While settlements between brand and generic firms and “product hopping” from one version of a drug to another have received attention, one behavior has avoided serious scrutiny. Brand firms’ filing of citizen petitions with the U.S. Food and Drug Administration (FDA) has almost entirely slipped beneath the radar. While citizen petitions in theory could raise concerns that a drug is unsafe, in practice they bear a dangerous potential to extend brand monopolies by delaying approval of generics, at a potential cost of millions of dollars per day.
This Article offers an empirical study of “505(q)” citizen petitions, which ask the FDA to take specific action against a pending generic application. It analyzes every 505(q) petition filed with the FDA between 2011 and 2015, documenting (1) the number of petitions each year, (2) who files the petitions, (3) the success rate of the petitions, (4) the petitions’ length, (5) whether petitions were filed in close proximity to the expiration of a patent or data exclusivity date, and (6) occasions in which the FDA approved generics on the same day it decided petitions.

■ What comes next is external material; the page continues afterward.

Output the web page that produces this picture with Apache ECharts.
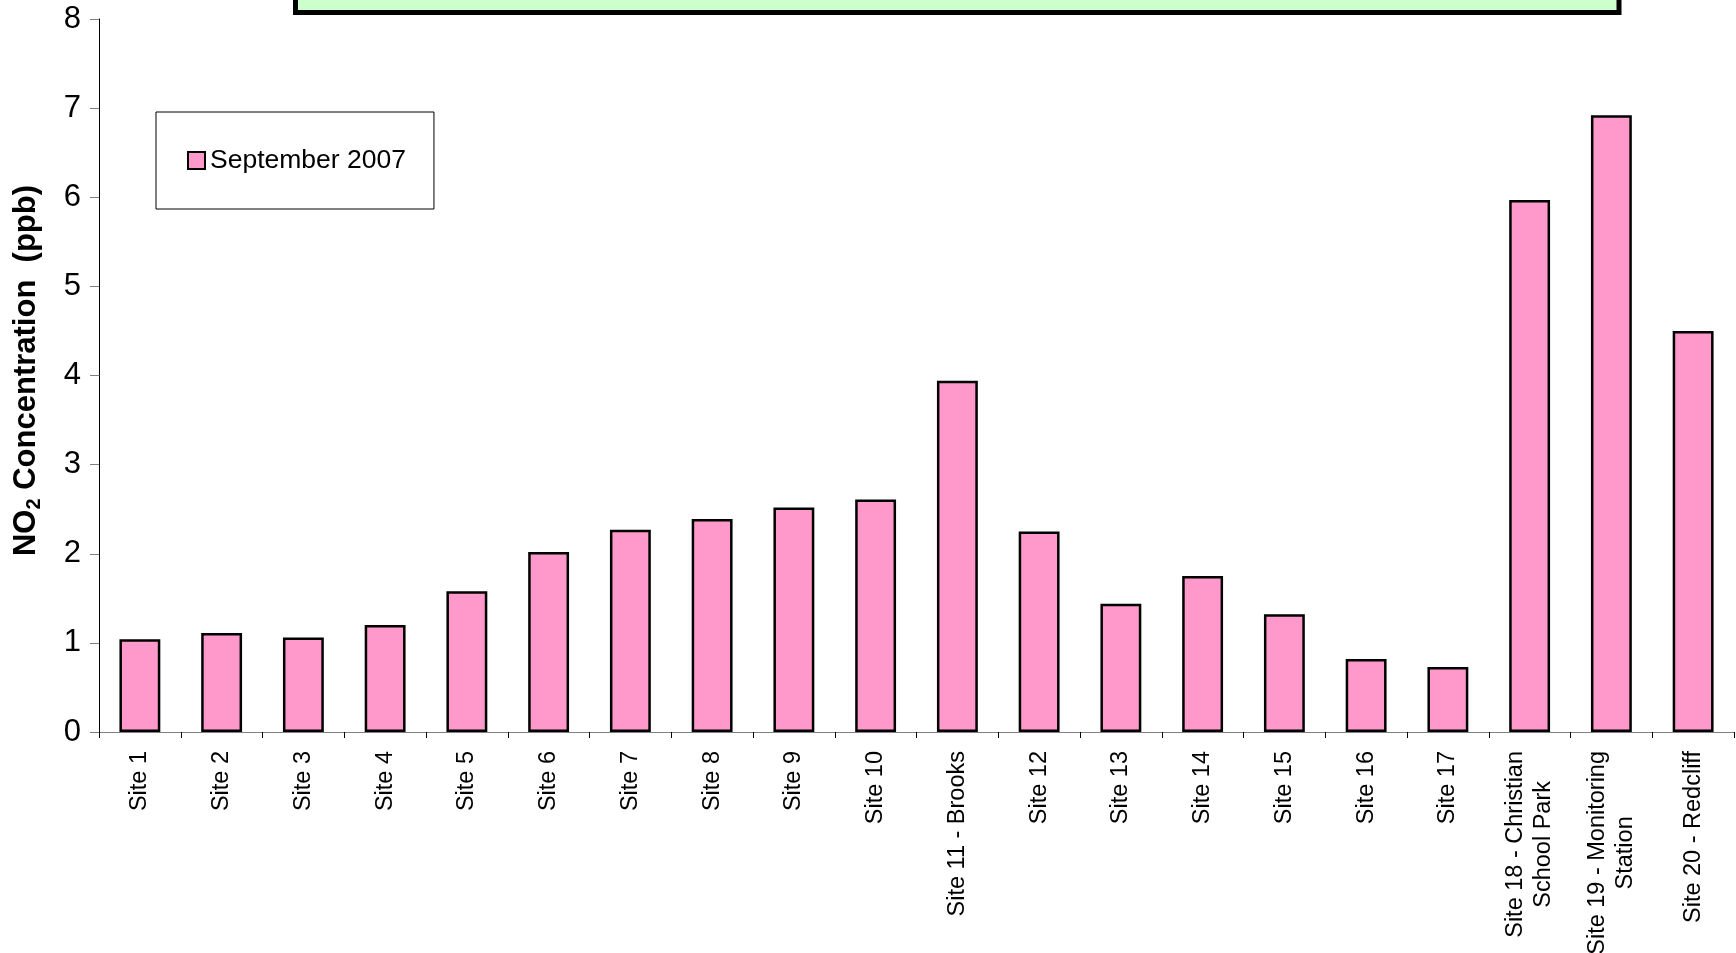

The study finds that brand firms file 92% of 505(q) petitions. And it concludes that the FDA grants an astonishingly low 8% of petitions, rejecting a full 92%. Why is the grant rate so low? We consider several reasons. First, in the past 5 years, the average length of petitions has more than doubled, and the FDA almost never grants petitions with a length above the mean. Second, 39% of petitions are filed within 6 months of the expiration of a patent or FDA exclusivity date, with almost all of these petitions denied. Third, the FDA resolved a number of petitions on the same day it approved the generic, likely delaying generic entry. These three settings result in grants of only 3%, 2%, and 0%, respectively.
The Article concludes by offering examples of serial petitions, late-filed petitions, and a combination of petitions with other behavior such as product-hopping and settlements. In short, citizen petitions represent a hidden tool in brands’ toolkit of entry-delaying activity, and when used inappropriately force consumers to pay high drug prices while providing no offsetting safety benefit.